CHAI (Cardiovascular Health in Asian Indians) Collaborative
The Cardiovascular Health of Asian Indians (CHAI) Collaborative will facilitate collaboration of experts —epidemiologists, statisticians, and geneticists to identify genetic markers of heightened atherosclerosis in South Asians. The fund will be established at the Cleveland Clinic, at the Department of Cardiovascular Medicine at Heart, Vascular and Thoracic Institute.
of heart attacks in people of South Asian descent occur under age 45
Every 40 seconds, someone in the U.S. has a heart attack
People of South Asian descent have 4x the risk of atherosclerosis
South Asians (from Bangladesh, Bhutan, India, the Maldives, Nepal, Pakistan, and Sri Lanka) make up one quarter of the world’s population, and are one of the fastest-growing ethnic groups in the United States. Although native South Asians share genetic and cultural risk factors with South Asians abroad, South Asians in the United States can differ in socioeconomic status, education, healthcare behaviors, attitudes, and health insurance, which can affect their risk and the treatment and outcomes of atherosclerotic cardiovascular disease (ASCVD). South Asians have higher proportional mortality rates from ASCVD compared with other Asian groups and non-Hispanic whites, in contrast to the finding that Asian Americans (Asian Indian, Chinese, Filipino, Japanese, Korean, and Vietnamese) aggregated as a group are at lower risk of ASCVD, largely because of the lower risk observed in East Asian populations. Further, given that South Asians form close to 80% of the minority races in the United States, it is essential to identify the basis for this elevated risk.

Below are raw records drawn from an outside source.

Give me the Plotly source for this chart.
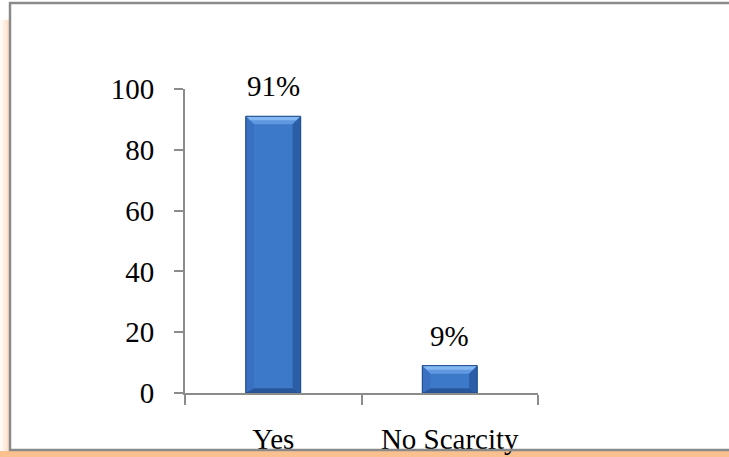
import plotly.graph_objects as go

categories = ["Yes", "No Scarcity"]
values = [91, 9]
value_labels = ["91%", "9%"]
y_ticks = [0, 20, 40, 60, 80, 100]

W, H = 729, 457
FONT = "Liberation Serif"
FS = 29
AXIS_GREY = "#8c8c8c"

# plot area in pixels
PX_L, PX_R, PX_T, PX_B = 185, 538, 89, 393
BAR_W = 0.31
# bevel depth in data units (about 8 px on each axis)
BEV_X = 8 / ((PX_R - PX_L) / 2)
BEV_Y = 8 / ((PX_B - PX_T) / 100)

xs = list(range(len(categories)))

fig = go.Figure()

# bar faces
fig.add_trace(go.Bar(
    x=xs, y=values, width=BAR_W,
    marker=dict(color="#3d79c9", line=dict(color="#1f4a88", width=1)),
    hoverinfo="skip",
))


def poly(px, py, color):
    fig.add_trace(go.Scatter(
        x=px + [px[0]], y=py + [py[0]], mode="lines",
        fill="toself", fillcolor=color, line=dict(width=0),
        hoverinfo="skip",
    ))


# bevelled edges on each bar
for x, v in zip(xs, values):
    l, r = x - BAR_W / 2, x + BAR_W / 2
    bx, by = BEV_X, min(BEV_Y, v / 3)
    poly([l, r, r - bx, l + bx], [v, v, v - by, v - by], "#5f98e0")
    poly([l, r, r - bx * 0.5, l + bx * 0.5], [v, v, v - by * 0.5, v - by * 0.5], "#84b8f3")
    poly([r, r, r - bx, r - bx], [v, 0, by * 0.6, v - by], "#2c5ea8")
    poly([l, l, l + bx, l + bx], [v, 0, by * 0.6, v - by], "#3970bf")
    poly([l, r, r - bx, l + bx], [0, 0, by * 0.6, by * 0.6], "#28569b")
    # dark outline
    fig.add_trace(go.Scatter(
        x=[l, r, r, l, l], y=[0, 0, v, v, 0], mode="lines",
        line=dict(color="#23508f", width=1), hoverinfo="skip",
    ))

# value labels above the bars
for x, v, t in zip(xs, values, value_labels):
    fig.add_annotation(x=x, y=v, text=t, showarrow=False, yanchor="bottom",
                       yshift=12, font=dict(family=FONT, size=FS, color="#000"))

fig.update_layout(
    width=W, height=H,
    margin=dict(l=0, r=0, t=0, b=0, autoexpand=False),
    paper_bgcolor="white", plot_bgcolor="white",
    showlegend=False,
    font=dict(family=FONT, size=FS, color="#000"),
    xaxis=dict(
        domain=[PX_L / W, PX_R / W],
        range=[-0.5, 1.5], automargin=False,
        tickvals=xs, ticktext=categories, ticks="",
        minor=dict(tickvals=[-0.5, 0.5, 1.5], ticks="outside", ticklen=10,
                   tickcolor=AXIS_GREY, tickwidth=2, showgrid=False),
        showline=True, linecolor=AXIS_GREY, linewidth=2,
        showgrid=False, zeroline=False,
        ticklabelstandoff=19,
        tickfont=dict(family=FONT, size=FS),
    ),
    yaxis=dict(
        domain=[1 - PX_B / H, 1 - PX_T / H],
        range=[0, 100], tickvals=y_ticks, automargin=False,
        showline=True, linecolor=AXIS_GREY, linewidth=2,
        ticks="outside", ticklen=9, tickcolor=AXIS_GREY, tickwidth=2,
        showgrid=False, zeroline=False,
        ticklabelstandoff=14,
        tickfont=dict(family=FONT, size=FS),
    ),
)

# soft orange glow outside the chart frame
for alpha, inset in [(0.08, 0), (0.14, 3), (0.22, 6)]:
    fig.add_shape(type="rect", xref="paper", yref="paper",
                  x0=inset / W, x1=10 / W, y0=0, y1=1 - 20 / H,
                  fillcolor=f"rgba(250,180,120,{alpha})", line_width=0, layer="below")
fig.add_shape(type="rect", xref="paper", yref="paper",
              x0=0, x1=1, y0=0, y1=1 - 451 / H,
              fillcolor="#fac08f", line_width=0, layer="below")

# chart frame
fig.add_shape(type="rect", xref="paper", yref="paper",
              x0=10 / W, x1=1 + 10 / W, y0=1 - 450 / H, y1=1 - 3 / H,
              line=dict(color="#8a8a8a", width=2.5), fillcolor="rgba(0,0,0,0)")

fig.write_html("out.html")
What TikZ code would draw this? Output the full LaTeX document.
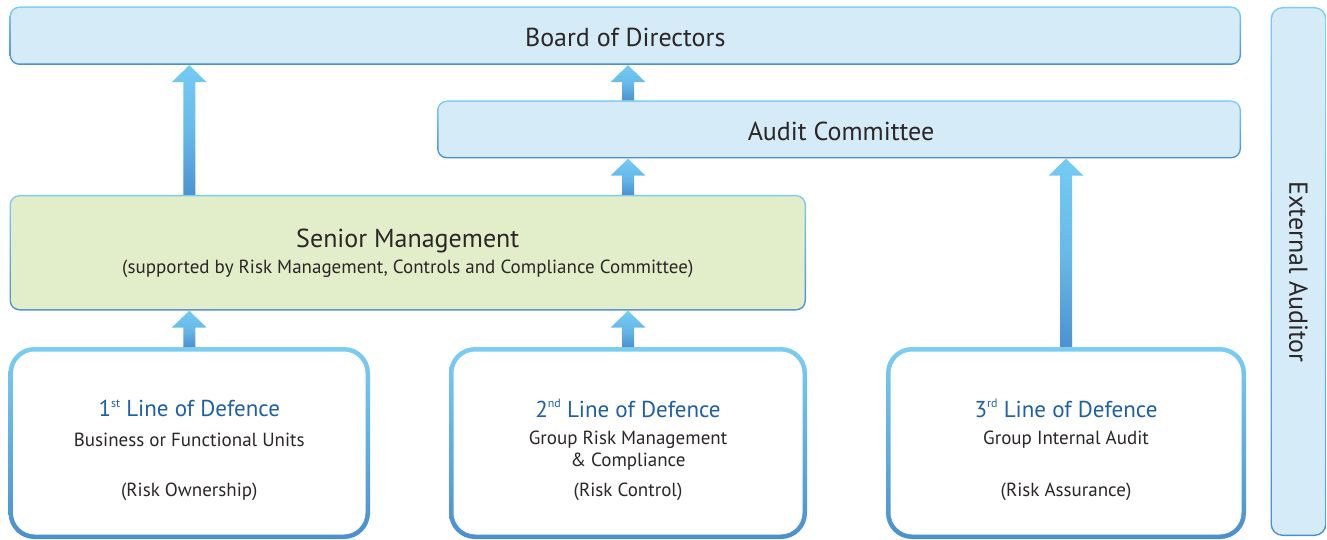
\documentclass[tikz,border=0pt]{standalone}
\usepackage{fontspec}
\setmainfont{PT Sans}
\usetikzlibrary{calc}
\definecolor{boxblue}{HTML}{D5EBF8}
\definecolor{boxgreen}{HTML}{E2EDC9}
\definecolor{bordlight}{HTML}{7CCDF2}
\definecolor{borddark}{HTML}{4A8FCF}
\definecolor{arrlight}{HTML}{74CBF3}
\definecolor{arrdark}{HTML}{4C92D1}
\definecolor{txt}{HTML}{2B2627}
\definecolor{titleblue}{HTML}{1F5FA8}
\newcommand\supx[1]{\raisebox{0.8ex}{\fontsize{12}{12}\selectfont #1}}
\tikzset{
  panel/.style n args={4}{rounded corners=#3, inner sep=0pt, text=txt,
    path picture={
      \shade[top color=bordlight, bottom color=borddark]
        (path picture bounding box.south west) rectangle (path picture bounding box.north east);
      \fill[#1, rounded corners=#4]
        ([shift={(#2,#2)}]path picture bounding box.south west) rectangle
        ([shift={(-#2,-#2)}]path picture bounding box.north east);
    }},
  bigtxt/.style={font=\fontsize{26}{30}\selectfont, text=txt},
  subtxt/.style={font=\fontsize{19}{22}\selectfont, text=txt, align=center},
  ltitle/.style={font=\fontsize{23}{28}\selectfont, text=titleblue},
  arrowshade/.style={top color=arrlight, bottom color=arrdark, middle color=arrlight!70!arrdark},
}
\newcommand\blockarrow[2]{%
  \shade[arrowshade] let \p1=(#1), \p2=(#2) in
    (\x1-6pt,\y1) -- (\x1-6pt,\y2-17pt) -- (\x1-17.5pt,\y2-17pt) -- (\x1,\y2)
    -- (\x1+17.5pt,\y2-17pt) -- (\x1+6pt,\y2-17pt) -- (\x1+6pt,\y1) -- cycle;}
\begin{document}
\begin{tikzpicture}[x=1pt,y=-1pt]
\useasboundingbox[fill=white] (0,0) rectangle (1327,540);

\node[panel={boxblue}{1.5pt}{10pt}{8.5pt}, minimum width=1231.5pt, minimum height=58.5pt]
  (board) at (625.25,35.75) {};
\node[bigtxt] (boardt) at (625.25,37) {Board of Directors};
\node[panel={boxblue}{1.5pt}{10pt}{8.5pt}, minimum width=804pt, minimum height=58pt]
  (audit) at (839,129.5) {};
\node[bigtxt] (auditt) at (841,131.5) {Audit Committee};
\node[panel={boxgreen}{1.5pt}{10pt}{8.5pt}, minimum width=796.5pt, minimum height=115.5pt]
  (sm) at (407.75,252.75) {};
\node[bigtxt] (smt) at (407.75,241) {Senior Management};
\node[subtxt] (sms) at (407.75,268.5) {(supported by Risk Management, Controls and Compliance Committee)};

\node[panel={white}{4.5pt}{26pt}{22pt}, minimum width=361.5pt, minimum height=192pt]
  (l1) at (189.25,443) {};
\node[panel={white}{4.5pt}{26pt}{22pt}, minimum width=358pt, minimum height=192pt]
  (l2) at (628,443) {};
\node[panel={white}{4.5pt}{26pt}{22pt}, minimum width=360pt, minimum height=192pt]
  (l3) at (1066,443) {};
\node[panel={boxblue}{1.5pt}{12pt}{10.5pt}, minimum width=56pt, minimum height=529pt]
  (ext) at (1298.5,271.5) {};
\node[bigtxt, rotate=-90] (extt) at (1298.5,272) {External Auditor};

\node[ltitle] (l1t) at (189.25,408.5) {1\supx{st} Line of Defence};
\node[subtxt] (l1a) at (189.25,439.5) {Business or Functional Units};
\node[subtxt] (l1r) at (189.25,491.5) {(Risk Ownership)};

\node[ltitle] (l2t) at (628,408.5) {2\supx{nd} Line of Defence};
\node[subtxt] (l2a) at (628,450.5) {Group Risk Management\\\& Compliance};
\node[subtxt] (l2r) at (628,491.5) {(Risk Control)};

\node[ltitle] (l3t) at (1066,408.5) {3\supx{rd} Line of Defence};
\node[subtxt] (l3a) at (1066,439.5) {Group Internal Audit};
\node[subtxt] (l3r) at (1066,491.5) {(Risk Assurance)};

\blockarrow{l1.north |- sm.north}{l1.north |- board.south}
\blockarrow{l2.north |- audit.north}{l2.north |- board.south}
\blockarrow{l2.north |- sm.north}{l2.north |- audit.south}
\blockarrow{l1.north}{l1.north |- sm.south}
\blockarrow{l2.north}{l2.north |- sm.south}
\blockarrow{l3.north}{l3.north |- audit.south}
\end{tikzpicture}
\end{document}
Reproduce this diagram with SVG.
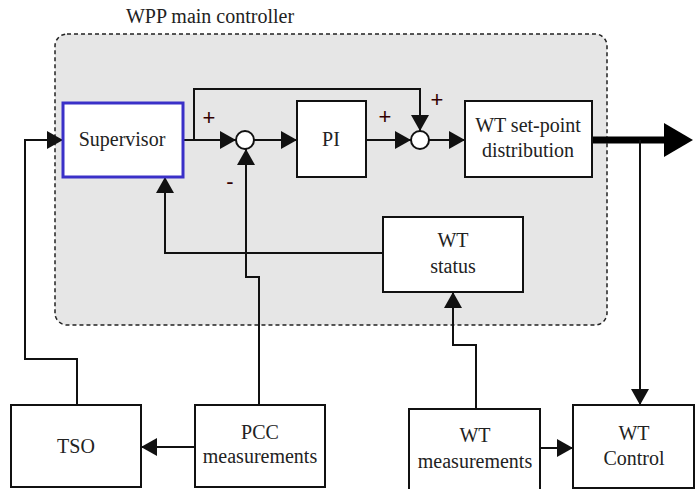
<svg xmlns="http://www.w3.org/2000/svg" width="696" height="489" viewBox="0 0 696 489">
<style>
.box{fill:#fff;stroke:#111;stroke-width:2}
.sup{fill:#fff;stroke:#3a30c8;stroke-width:3}
.t{font-size:20px;fill:#222;text-anchor:middle}
.s{font-family:'Liberation Sans',sans-serif;font-size:22px;fill:#300;text-anchor:middle}
.c{fill:none;stroke:#111;stroke-width:2}
</style>
<defs>
<marker id="a" viewBox="0 0 16 18" refX="16" refY="9" markerWidth="16" markerHeight="18" markerUnits="userSpaceOnUse" orient="auto">
<path d="M0,0 L16,9 L0,18 z" fill="#111"/>
</marker>
</defs>
<g font-family="Liberation Serif, Times New Roman, Tinos, Noto Serif, DejaVu Serif, serif">
<g id="container">
<rect x="55" y="34" width="552" height="291" rx="12" fill="#e6e6e6" stroke="#222" stroke-width="1.5" stroke-dasharray="4,3"/>
<text class="t" x="210" y="23">WPP main controller</text>
</g>
<g id="connectors">
<path class="c" d="M77,405 V359 H25 V140 H63" marker-end="url(#a)"/>
<path class="c" d="M183,140 H236" marker-end="url(#a)"/>
<path class="c" d="M194,140 V89 H420 V131" marker-end="url(#a)"/>
<path class="c" d="M254,140 H297" marker-end="url(#a)"/>
<path class="c" d="M259,405 V277 H246 V149" marker-end="url(#a)"/>
<path class="c" d="M366,140 H411" marker-end="url(#a)"/>
<path class="c" d="M429,140 H465" marker-end="url(#a)"/>
<path d="M592,140 H666" fill="none" stroke="#000" stroke-width="7"/>
<path d="M664,123 L693,140 L664,157 z" fill="#000"/>
<path class="c" d="M640,140 V405" marker-end="url(#a)"/>
<path class="c" d="M383,253 H165 V177" marker-end="url(#a)"/>
<path class="c" d="M476,409 V345 H453 V292" marker-end="url(#a)"/>
<path class="c" d="M540,448 H573" marker-end="url(#a)"/>
<path class="c" d="M195,447 H141" marker-end="url(#a)"/>
<text class="s" x="209" y="125">+</text>
<text class="s" x="385" y="124">+</text>
<text class="s" x="437" y="107">+</text>
<text class="s" x="230" y="189">-</text>
</g>
<g id="supervisor">
<rect class="sup" x="63" y="103" width="120" height="74"/>
<text class="t" x="122" y="146">Supervisor</text>
</g>
<g id="sum1"><circle cx="245" cy="140" r="9" fill="#fff" stroke="#111" stroke-width="2"/></g>
<g id="pi">
<rect class="box" x="297" y="101" width="69" height="76"/>
<text class="t" x="331" y="146">PI</text>
</g>
<g id="sum2"><circle cx="420" cy="140" r="9" fill="#fff" stroke="#111" stroke-width="2"/></g>
<g id="setpoint">
<rect class="box" x="465" y="101" width="127" height="76"/>
<text class="t" x="528" y="132">WT set-point</text>
<text class="t" x="528" y="157">distribution</text>
</g>
<g id="status">
<rect class="box" x="383" y="217" width="140" height="75"/>
<text class="t" x="453" y="247">WT</text>
<text class="t" x="453" y="273">status</text>
</g>
<g id="tso">
<rect class="box" x="11" y="405" width="130" height="82"/>
<text class="t" x="76" y="453">TSO</text>
</g>
<g id="pcc">
<rect class="box" x="195" y="405" width="130" height="82"/>
<text class="t" x="260" y="439">PCC</text>
<text class="t" x="260" y="463">measurements</text>
</g>
<g id="wtmeas">
<rect class="box" x="409" y="409" width="131" height="84"/>
<text class="t" x="475" y="442">WT</text>
<text class="t" x="475" y="468">measurements</text>
</g>
<g id="wtcontrol">
<rect class="box" x="573" y="405" width="121" height="83"/>
<text class="t" x="634" y="440">WT</text>
<text class="t" x="634" y="465">Control</text>
</g>
</g>
</svg>
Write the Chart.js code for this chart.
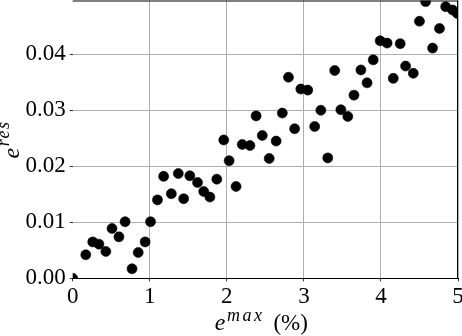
<!DOCTYPE html>
<html>
<head>
<meta charset="utf-8">
<script src="https://cdn.jsdelivr.net/npm/chart.js@4/dist/chart.umd.min.js"></script>
<style>
html,body{margin:0;padding:0;background:#fff;}
#wrap{width:462px;height:336px;position:relative;}
</style>
</head>
<body>
<div id="wrap"><canvas id="c" width="462" height="336"></canvas></div>
<script>
// e^max (%) values
const xValues = [0, 0.17, 0.26, 0.34, 0.43, 0.51, 0.60, 0.68, 0.77, 0.85, 0.94, 1.01, 1.10, 1.18, 1.28, 1.37, 1.44, 1.52, 1.62, 1.70, 1.78, 1.87, 1.96, 2.03, 2.12, 2.20, 2.30, 2.38, 2.46, 2.55, 2.64, 2.72, 2.80, 2.88, 2.96, 3.05, 3.14, 3.22, 3.31, 3.40, 3.48, 3.57, 3.65, 3.74, 3.82, 3.90, 3.99, 4.08, 4.16, 4.25, 4.32, 4.42, 4.50, 4.58, 4.67, 4.76, 4.84, 4.93, 4.99];
// e^res values
const yValues = [0, 0.0042, 0.0065, 0.0061, 0.0048, 0.0089, 0.0074, 0.0101, 0.0017, 0.0046, 0.0065, 0.0101, 0.0140, 0.0182, 0.0151, 0.0187, 0.0142, 0.0183, 0.0171, 0.0155, 0.0145, 0.0177, 0.0247, 0.0210, 0.0164, 0.0239, 0.0237, 0.0290, 0.0255, 0.0214, 0.0245, 0.0295, 0.0359, 0.0267, 0.0338, 0.0336, 0.0271, 0.0300, 0.0215, 0.0371, 0.0301, 0.0289, 0.0327, 0.0372, 0.0349, 0.0390, 0.0424, 0.0420, 0.0357, 0.0419, 0.0379, 0.0366, 0.0459, 0.0494, 0.0411, 0.0446, 0.0485, 0.0479, 0.0473];
const xTicks = [0, 1, 2, 3, 4, 5];
const xTickLabels = ['0', '1', '2', '3', '4', '5'];
const yTicks = [0, 0.01, 0.02, 0.03, 0.04];
const yTickLabels = ['0.00', '0.01', '0.02', '0.03', '0.04'];
const xRange = [0, 5];
const yRange = [0, 0.0496];

const points = xValues.map((x, i) => ({x: x, y: yValues[i]}));

const FONT = '"Liberation Serif", "DejaVu Serif", serif';

const framePlugin = {
  id: 'frame',
  afterDatasetsDraw(chart) {
    const {ctx, chartArea: a} = chart;
    ctx.save();
    ctx.strokeStyle = '#000';
    ctx.lineWidth = 1;
    ctx.beginPath();
    ctx.moveTo(a.left, a.top + 0.5);
    ctx.lineTo(a.right, a.top + 0.5);
    ctx.moveTo(Math.round(a.right) - 0.5, a.top);
    ctx.lineTo(Math.round(a.right) - 0.5, a.bottom);
    ctx.stroke();
    ctx.restore();
  },
  afterDraw(chart) {
    const {ctx, chartArea: a} = chart;
    ctx.save();
    ctx.fillStyle = '#000';
    ctx.textBaseline = 'alphabetic';
    // X title: e^{max} (%)
    const big = 'italic 24px ' + FONT;
    const sup = 'italic 18px ' + FONT;
    const reg = '23px ' + FONT;
    ctx.font = big; const wE = ctx.measureText('e').width;
    ctx.font = sup; ctx.letterSpacing = '2.5px'; const wM = ctx.measureText('max').width; ctx.letterSpacing = '0px';
    ctx.font = reg; const wP = ctx.measureText('(%)').width;
    const gap1 = 1.5, gap2 = 9;
    const total = wE + gap1 + wM + gap2 + wP;
    let x0 = (a.left + a.right) / 2 - 4 - total / 2;
    const base = 330;
    ctx.font = big; ctx.fillText('e', x0, base);
    x0 += wE + gap1;
    ctx.font = sup; ctx.letterSpacing = '2.5px'; ctx.fillText('max', x0, base - 9); ctx.letterSpacing = '0px';
    x0 += wM + gap2;
    ctx.font = reg; ctx.fillText('(%)', x0, base);

    // Y title: e^{res}
    ctx.translate(18.5, (a.top + a.bottom) / 2);
    ctx.rotate(-Math.PI / 2);
    ctx.font = big;
    const lx = -19;
    ctx.fillText('e', lx, 0);
    const wE2 = ctx.measureText('e').width;
    ctx.font = sup; ctx.letterSpacing = '1.5px';
    ctx.fillText('res', lx + wE2 + 1.5, -9.5);
    ctx.restore();
  }
};

new Chart(document.getElementById('c'), {
  type: 'scatter',
  data: {
    datasets: [{
      data: points,
      backgroundColor: '#000',
      borderColor: '#000',
      borderWidth: 0.6,
      pointRadius: 5,
      pointHoverRadius: 5,
      clip: 0
    }]
  },
  options: {
    responsive: false,
    animation: false,
    events: [],
    layout: {autoPadding: false, padding: {top: 0.5, right: 4, left: 0, bottom: 0}},
    plugins: {legend: {display: false}, tooltip: {enabled: false}},
    scales: {
      x: {
        type: 'linear',
        min: xRange[0],
        max: xRange[1],
        afterBuildTicks: (s) => { s.ticks = xTicks.map(v => ({value: v})); },
        afterFit: (s) => { s.height = 336 - 278.3; s.paddingLeft = 0; s.paddingRight = 0; },
        ticks: {
          color: '#000',
          font: {family: FONT, size: 23},
          padding: 2,
          maxRotation: 0,
          autoSkip: false,
          callback: (v) => { const i = xTicks.indexOf(v); return i >= 0 ? xTickLabels[i] : ''; }
        },
        grid: {
          color: (c) => (c.tick && c.tick.value === 0) ? 'rgba(0,0,0,0)' : '#b0b0b0',
          lineWidth: 1,
          tickLength: 3,
          tickColor: '#333',
          drawTicks: true
        },
        border: {display: true, color: '#000', width: 1}
      },
      y: {
        type: 'linear',
        min: yRange[0],
        max: yRange[1],
        afterBuildTicks: (s) => { s.ticks = yTicks.map(v => ({value: v})); },
        afterFit: (s) => { s.width = 72.7; s.paddingTop = 0; s.paddingBottom = 0; },
        ticks: {
          color: '#000',
          font: {family: FONT, size: 23},
          padding: 4,
          autoSkip: false,
          callback: (v) => { const i = yTicks.findIndex(t => Math.abs(t - v) < 1e-9); return i >= 0 ? yTickLabels[i] : ''; }
        },
        grid: {
          color: '#b0b0b0',
          lineWidth: 1,
          tickLength: 3,
          tickColor: '#333',
          drawTicks: true
        },
        border: {display: false}
      }
    }
  },
  plugins: [framePlugin]
});
</script>
</body>
</html>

Published literature has thus far shown that this elevated risk is disproportionate to that which can be attributed to lifestyle and modifiable risk factors alone. Polygenic risk scores have been of interest in this regard, and broadly speaking, refer to how the genetic makeup of a population differs from that of another population, and in doing so, increases their risk of a particular outcome. There have been a few cohorts that have focused on assessing the risk of ASCVD in South Asians, such as the MASALA group. The rationale of the present collaborative is to utilize the data from two such large prospective South Asian study cohorts in the United States, and to device a polygenic risk score that can help evaluate the risk of South Asians for ASCVD, and in doing so, form the basis for potential therapeutic targets.
Study Design and Methods
The present study will use patient populations from large prospective study cohorts that have prospectively collected epidemiologic and cardiovascular data from South Asians living in the United States. Coronary artery calcium scoring will also be conducted using pre-specified 4D-CT protocols by trained radiographers and interpreted by two blinded radiologists. Subsequently, multi-collinear models will be made to device polygenic risk scores that correlate with severity of ASCVD risk as estimated from CAC scoring and compared with a non-South Asian population.